Sleep drugs may affect your risk of dementia

Many older adults who have trouble sleeping take medication to help them sleep.

But in two new studies, researchers found that certain groups of people who take sleep medication may be at a higher risk of developing dementia.

In the research, the team examined the link between sleep medication and risk of developing dementia.

One study examines the difference between people from white and African American backgrounds, the other compares men and women who take sleep medication.

In the first study by researchers at the University of California, San Francisco, participants aged 70 to 79 were asked to indicate how frequently they took sleep medications.

A total of 172 people reported taking sleep medication over five times a month.
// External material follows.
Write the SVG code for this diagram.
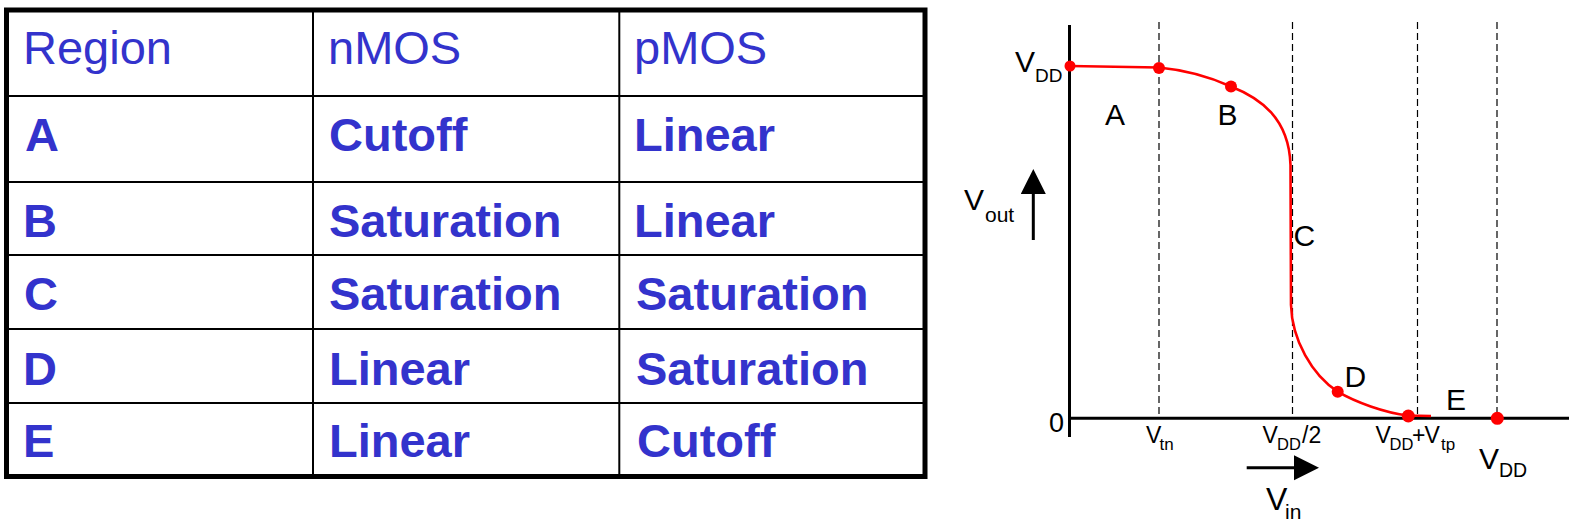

The team used medical records and memory and thinking assessments to determine whether participants developed dementia.

They then compared the results for people from different racial backgrounds, and different genders.

They found in people taking sleep meds 5-30 times a month, white people are at a 79% higher risk while black people were less at risk of developing dementia.

There was no increase in risk for people who took sleep medication less frequently.

When comparing men with women the researches did not see any difference.

The second study looked at the difference in the risk of Alzheimer’s disease in men and women over the age of 65 who did not have dementia at the beginning of the study.

Participants were asked whether they took sleep medication and underwent screenings for dementia once every three years for 12 years.

The team found using sleep medication was linked to a high risk of developing dementia in men.

In women, the results depended on whether they experienced sleep disturbance.

Women who reported having disturbed sleep and took sleep medications were at four times greater risk.

By contrast, women who did not have disturbed sleep and used sleep medications had a reduced risk of developing Alzheimer’s.

The findings of the two studies show differences in the relationship between sleep medications and dementia in men and women and between racial groups.

It is important to explore how medications may affect different groups of people so that people receive treatments that are right for them.

The studies were presented at the Alzheimer’s Association International Conference 2019.